In early February, the Internet came alive with news of spying televisions, namely, the Samsung SmartTV. To streamline the user experience, the television is built with a voice activation feature that responds to spoken commands. Many owners were alarmed to learn that their televisions might also be capturing and storing conversations and other verbal fragments.
Even more alarming is the video function of the Samsung SmartTV. Each model is equipped with a built-in camera capable of facial recognition. Although the designated purpose seems to increase security by replacing a password, many analysts worry about the potential consequences. A device that has the power to recognize voices and faces can capture an alarming amount of personal information, all without users' awareness.
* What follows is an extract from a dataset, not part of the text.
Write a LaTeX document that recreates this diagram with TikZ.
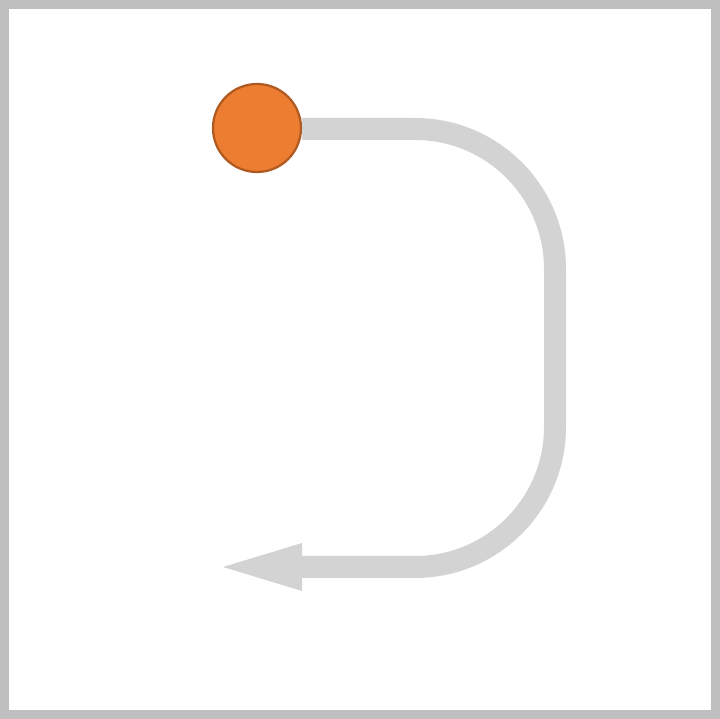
\documentclass[tikz,border=0pt]{standalone}
\usepackage{tikz}
\usetikzlibrary{arrows.meta}
\usetikzlibrary{positioning}

\definecolor{framegray}{RGB}{191,191,191}
\definecolor{trackgray}{RGB}{211,211,211}
\definecolor{dotorange}{RGB}{237,125,49}
\definecolor{dotedge}{RGB}{174,90,33}

\tikzset{
    frame/.style={draw=framegray, line width=0.225cm},
    track/.style={draw=trackgray, line width=0.55cm, rounded corners=3.5cm,
        -{Triangle[length=1.975cm, width=1.2cm, line width=0pt]}},
    marker/.style={circle, fill=dotorange, draw=dotedge, line width=1.6pt,
        minimum size=2.2cm, inner sep=0pt}
}

\begin{document}
\begin{tikzpicture}
        \useasboundingbox (0,0) rectangle (18,17.975);
        
        % outer frame
        \draw[frame] (0.1125,0.1125) rectangle (17.8875,17.8625);
        
        % start point
        \node[marker] (dot) at (6.425,14.775) {};
        
        % bent path back to the left
        \coordinate (turnA) at (13.875,14.75);
        \coordinate (turnB) at (13.875,3.8);
        \coordinate (tip) at (5.575,3.8);
        \draw[track] (dot.east |- turnA) -- (turnA) -- (turnB) -- (tip);
        
\end{tikzpicture}
\end{document}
For many users, the idea of spying televisions raises Big Brother-style concerns and the presence of artificial intelligence in contemporary society. After all, the policy for the Samsung SmartTV also warns owners that their television may transmit information to third-party providers of apps and video content. What's worse, as soon as user connects to an app, Samsung does not accept liability for the app's use of transmitted data.
Users who are concerned about privacy can opt out of the Samsung SmartTV voice recognition and face recognition features. According to Samsung, the process is as simple as deactivating each feature or disconnecting the device from the Internet. In the process, however, device owners lose access to many of the features that makes the television "smart." Since voice recognition only kicks in when a button is pressed on the remote control, users also have the option of ceasing other conversations when using the feature.
In the aftermath of the Samsung SmartTV, many users are paying more attention to the power of their everyday devices. While televisions are unlikely to be actively spying on their owners, users can increase data security with awareness and common-sense precautions.